In a meta-analysis, Heyer and colleagues obtained contradictory results regarding the relationship between TTI and gender and found no clear trend. Body fat increases with age, to a greater extent, in women than in men [7]. From this, one might conclude that chest electrical impedance is higher in women; however, many other factors also differ between the two sexes, which makes the picture more nuanced. For example, chest hair also affects TTI. It has been shown that after shaving, chest impedance decreases significantly [40, 41]. In the 2020 ILCOR overview paper, the authors conclude that the removal of chest hair before electrode placement may be considered if it does not delay the shock delivery [42]. Overall, it can be said that factors that affect TTI, such as the amount of subcutaneous fat, or hair, and breast size, also show a high degree of variability within gender and that knowledge of these factors together would be necessary to tailor the delivered shock energy level to the individual.

2.9 Body mass index (BMI)

The results of the studies suggest that as BMI increases, chest impedance also increases [22, 38, 39, 43, 44]. The exact mechanism behind this is currently unknown. It is believed that increased amounts of fat tissue may lead to higher chest impedance values. Body composition measurement methods (InBody) also utilize this characteristic in their measurements [45].

2.10 Hemoglobin concentration

Studies have shown a connection between hemoglobin concentration and the electrical properties of blood [46]. Plasma is believed to be the conductive element of blood, with red blood cells interfering with current flow and increasing blood viscosity [47]. The microvascular tree itself alone acts as an electrical insulator due to the presence of endothelial and red blood cells along the capillary wall [48].

Studies have shown a correlation between hemoglobin oxygen saturation and TTI [25, 38]. According to one study, a 1.9 ± 0.6 Ω increase in TTI with higher Hb concentration is related to the electrical properties of blood and the insulating layers around capillaries [38]. Another study found a 0.2 ± 0.1 Ω increase in TTI with higher Hb O2 saturation, partially attributed to Chronic Obstructive Pulmonary Disease symptoms [25]. An animal study observed that hypoxia can affect TTI by changing cytoplasmic resistance and intercellular impedance [49]. Higher Hb O2 saturation results in a small increase in TTI, with clinical significance dependent on other pathological symptoms.

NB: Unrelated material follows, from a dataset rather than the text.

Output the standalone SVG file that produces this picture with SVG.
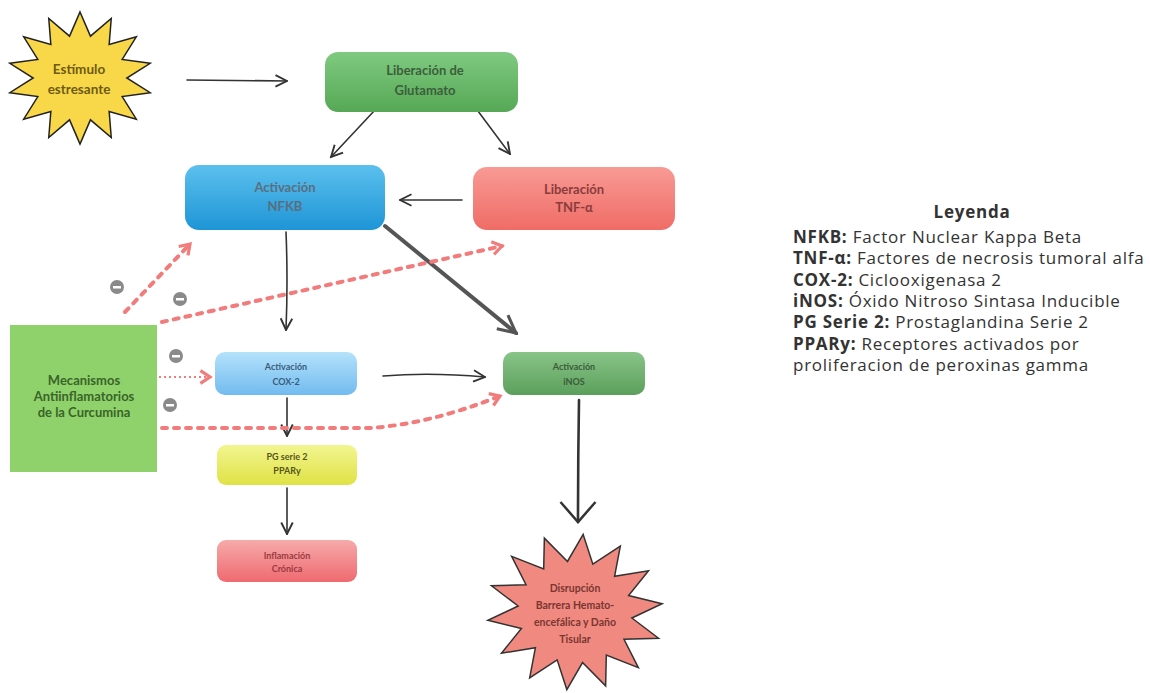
<svg xmlns="http://www.w3.org/2000/svg" width="1150" height="693" viewBox="0 0 1150 693">
<defs>
<style>
.lbl{font-family:Lato,"Liberation Sans",sans-serif;font-weight:bold;text-anchor:middle}
.box{stroke:none}
.arr{fill:none;stroke:#333;stroke-width:1.6;stroke-linecap:round}
.dash{fill:none;stroke:#f27c7c;stroke-width:4;stroke-dasharray:5 7;stroke-linecap:round}
.leg{font-family:"Open Sans","Liberation Sans",sans-serif;font-size:17px;letter-spacing:0.75px;fill:#333}
.minus circle{fill:#8a8a8a}
.minus rect{fill:#fff}
</style>
<polygon id="star" vector-effect="non-scaling-stroke" points="0,-100 14.5,-63.4 43.4,-90.1 40.5,-50.8 78.2,-62.4 58.6,-28.2 97.5,-22.3 65,0 97.5,22.3 58.6,28.2 78.2,62.4 40.5,50.8 43.4,90.1 14.5,63.4 0,100 -14.5,63.4 -43.4,90.1 -40.5,50.8 -78.2,62.4 -58.6,28.2 -97.5,22.3 -65,0 -97.5,-22.3 -58.6,-28.2 -78.2,-62.4 -40.5,-50.8 -43.4,-90.1 -14.5,-63.4"/>
<marker id="ah" viewBox="0 0 10 10" refX="9" refY="5" markerWidth="9" markerHeight="9" orient="auto"><path d="M1,1 L9,5 L1,9" fill="none" stroke="#333" stroke-width="1.3"/></marker>
<marker id="ahBig" viewBox="0 0 10 10" refX="9" refY="5" markerWidth="22" markerHeight="22" markerUnits="userSpaceOnUse" orient="auto"><path d="M1,1 L9,5 L1,9" fill="none" stroke="#555" stroke-width="1.4"/></marker>
<marker id="ahDown" viewBox="0 0 10 16" refX="9" refY="8" markerWidth="25" markerHeight="40" markerUnits="userSpaceOnUse" orient="auto"><path d="M1,1 L9,8 L1,15" fill="none" stroke="#333" stroke-width="1"/></marker>
<marker id="ahRed" viewBox="0 0 10 10" refX="8" refY="5" markerWidth="16" markerHeight="16" markerUnits="userSpaceOnUse" orient="auto"><path d="M2,1 L8,5 L2,9" fill="none" stroke="#f27c7c" stroke-width="2"/></marker>
<linearGradient id="gGreen" x1="0" y1="0" x2="0" y2="1"><stop offset="0" stop-color="#7fca80"/><stop offset="1" stop-color="#56a856"/></linearGradient>
<linearGradient id="gBlue" x1="0" y1="0" x2="0" y2="1"><stop offset="0" stop-color="#5cc0ee"/><stop offset="1" stop-color="#1e95d6"/></linearGradient>
<linearGradient id="gSalmon" x1="0" y1="0" x2="0" y2="1"><stop offset="0" stop-color="#f89a94"/><stop offset="1" stop-color="#f06c66"/></linearGradient>
<linearGradient id="gLBlue" x1="0" y1="0" x2="0" y2="1"><stop offset="0" stop-color="#b4e2fa"/><stop offset="1" stop-color="#72bbf0"/></linearGradient>
<linearGradient id="gGreen2" x1="0" y1="0" x2="0" y2="1"><stop offset="0" stop-color="#88c488"/><stop offset="1" stop-color="#5c9f5c"/></linearGradient>
<linearGradient id="gYellow" x1="0" y1="0" x2="0" y2="1"><stop offset="0" stop-color="#f2f590"/><stop offset="1" stop-color="#dfe244"/></linearGradient>
<linearGradient id="gPink" x1="0" y1="0" x2="0" y2="1"><stop offset="0" stop-color="#f6aaaa"/><stop offset="1" stop-color="#ee6a70"/></linearGradient>
</defs>
<rect width="1150" height="693" fill="#fff"/>

<g id="connectors">
<path class="arr" d="M187,80 L287,81" marker-end="url(#ah)"/>
<path class="arr" d="M375,110 L331,157" marker-end="url(#ah)"/>
<path class="arr" d="M472,103 L510,154" marker-end="url(#ah)"/>
<path class="arr" d="M462,200 L400,200" marker-end="url(#ah)"/>
<path class="arr" d="M286,232 Q288,280 286,330" marker-end="url(#ah)"/>
<path d="M385,226 L516,333" fill="none" stroke="#555" stroke-width="4" stroke-linecap="round" marker-end="url(#ahBig)"/>
<path class="arr" d="M383,376 Q430,372 485,377" marker-end="url(#ah)"/>
<path class="arr" d="M287,398 L287,436" marker-end="url(#ah)"/>
<path class="arr" d="M287,488 L287,534" marker-end="url(#ah)"/>
<path d="M579,400 Q578,460 578,522" fill="none" stroke="#333" stroke-width="2.6" stroke-linecap="round" marker-end="url(#ahDown)"/>
<path class="dash" d="M125,312 L190,244" marker-end="url(#ahRed)"/>
<path class="dash" d="M162,322 L502,246" marker-end="url(#ahRed)"/>
<path d="M159,377 L210,377" fill="none" stroke="#f27c7c" stroke-width="2" stroke-dasharray="2 3" marker-end="url(#ahRed)"/>
<path class="dash" d="M162,428 L370,428 Q430,424 500,396" marker-end="url(#ahRed)"/>
</g>

<g id="minus-signs" class="minus">
<circle cx="117" cy="287" r="7"/><rect x="113" y="286" width="8" height="2.5"/>
<circle cx="180" cy="299" r="7"/><rect x="176" y="298" width="8" height="2.5"/>
<circle cx="176" cy="356" r="7"/><rect x="172" y="355" width="8" height="2.5"/>
<circle cx="170" cy="405" r="7"/><rect x="166" y="404" width="8" height="2.5"/>
</g>

<g id="estimulo">
<use href="#star" transform="translate(80,78) scale(0.72,0.66)" fill="#f8d848" stroke="#222" stroke-width="1.5"/>
<text class="lbl" x="79" y="74" font-size="13.5" fill="#6e5a14">Estímulo</text>
<text class="lbl" x="79" y="94" font-size="13.5" fill="#6e5a14">estresante</text>
</g>

<g id="glutamato">
<rect class="box" x="325" y="52" width="193" height="60" rx="13" fill="url(#gGreen)"/>
<text class="lbl" x="425" y="75" font-size="13" fill="#3c5e3c">Liberación de</text>
<text class="lbl" x="425" y="95" font-size="13" fill="#3c5e3c">Glutamato</text>
</g>

<g id="nfkb">
<rect class="box" x="185" y="165" width="200" height="65" rx="14" fill="url(#gBlue)"/>
<text class="lbl" x="285" y="192" font-size="13" fill="#5a6e7e">Activación</text>
<text class="lbl" x="285" y="211" font-size="13" fill="#5a6e7e">NFKB</text>
</g>

<g id="tnf">
<rect class="box" x="473" y="167" width="202" height="63" rx="14" fill="url(#gSalmon)"/>
<text class="lbl" x="574" y="194" font-size="13" fill="#8a3c3c">Liberación</text>
<text class="lbl" x="574" y="212" font-size="13" fill="#8a3c3c">TNF-α</text>
</g>

<g id="cox2">
<rect class="box" x="215" y="352" width="142" height="43" rx="10" fill="url(#gLBlue)"/>
<text class="lbl" x="286" y="370" font-size="9" fill="#3a5c7a">Activación</text>
<text class="lbl" x="286" y="385" font-size="9" fill="#3a5c7a">COX-2</text>
</g>

<g id="inos">
<rect class="box" x="503" y="352" width="142" height="43" rx="10" fill="url(#gGreen2)"/>
<text class="lbl" x="574" y="370" font-size="9" fill="#3a5c3a">Activación</text>
<text class="lbl" x="574" y="385" font-size="9" fill="#3a5c3a">iNOS</text>
</g>

<g id="pg">
<rect class="box" x="217" y="445" width="140" height="40" rx="9" fill="url(#gYellow)"/>
<text class="lbl" x="287" y="460" font-size="9" fill="#55551c">PG serie 2</text>
<text class="lbl" x="287" y="474" font-size="9" fill="#55551c">PPARy</text>
</g>

<g id="inflamacion">
<rect class="box" x="217" y="540" width="140" height="42" rx="9" fill="url(#gPink)"/>
<text class="lbl" x="287" y="559" font-size="9" fill="#9a3a40">Inflamación</text>
<text class="lbl" x="287" y="572" font-size="9" fill="#9a3a40">Crónica</text>
</g>

<g id="disrupcion">
<use href="#star" transform="translate(575,612) rotate(6) scale(0.88,0.78)" fill="#f08a80" stroke="#333" stroke-width="1.5"/>
<text class="lbl" x="575" y="592" font-size="10.5" fill="#7a3630">Disrupción</text>
<text class="lbl" x="575" y="609" font-size="10.5" fill="#7a3630">Barrera Hemato-</text>
<text class="lbl" x="575" y="626" font-size="10.5" fill="#7a3630">encefálica y Daño</text>
<text class="lbl" x="575" y="643" font-size="10.5" fill="#7a3630">Tisular</text>
</g>

<g id="curcumina">
<rect x="10" y="325" width="147" height="147" fill="#8fd26c"/>
<text class="lbl" x="84" y="385" font-size="13" fill="#3a6428">Mecanismos</text>
<text class="lbl" x="84" y="401" font-size="13" fill="#3a6428">Antiinflamatorios</text>
<text class="lbl" x="84" y="417" font-size="13" fill="#3a6428">de la Curcumina</text>
</g>

<g id="leyenda">
<text class="leg" x="972" y="218" text-anchor="middle" font-weight="bold">Leyenda</text>
<text class="leg" x="793" y="243"><tspan font-weight="bold">NFKB:</tspan> Factor Nuclear Kappa Beta</text>
<text class="leg" x="793" y="264"><tspan font-weight="bold">TNF-α:</tspan> Factores de necrosis tumoral alfa</text>
<text class="leg" x="793" y="286"><tspan font-weight="bold">COX-2:</tspan> Ciclooxigenasa 2</text>
<text class="leg" x="793" y="307"><tspan font-weight="bold">iNOS:</tspan> Óxido Nitroso Sintasa Inducible</text>
<text class="leg" x="793" y="328"><tspan font-weight="bold">PG Serie 2:</tspan> Prostaglandina Serie 2</text>
<text class="leg" x="793" y="350"><tspan font-weight="bold">PPARy:</tspan> Receptores activados por</text>
<text class="leg" x="793" y="371">proliferacion de peroxinas gamma</text>
</g>
</svg>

2.11 Presence of chronic heart failure

In chronic heart failure, transthoracic impedance also changes in parallel with the symptoms of heart failure, such as pulmonary congestion, decreasing the TTI value. Research has found that a decrease in TTI or intrathoracic impedance, as measured by Cardiac resynchronization therapy (CRT) and ICD devices, is linked to the severity of heart failure and the patient’s prognosis [38, 50, 51, 52]. Measuring TTI can aid in predicting the severity of heart failure and the patient’s prognosis, as well as assessing the effectiveness of the treatment (Table 1).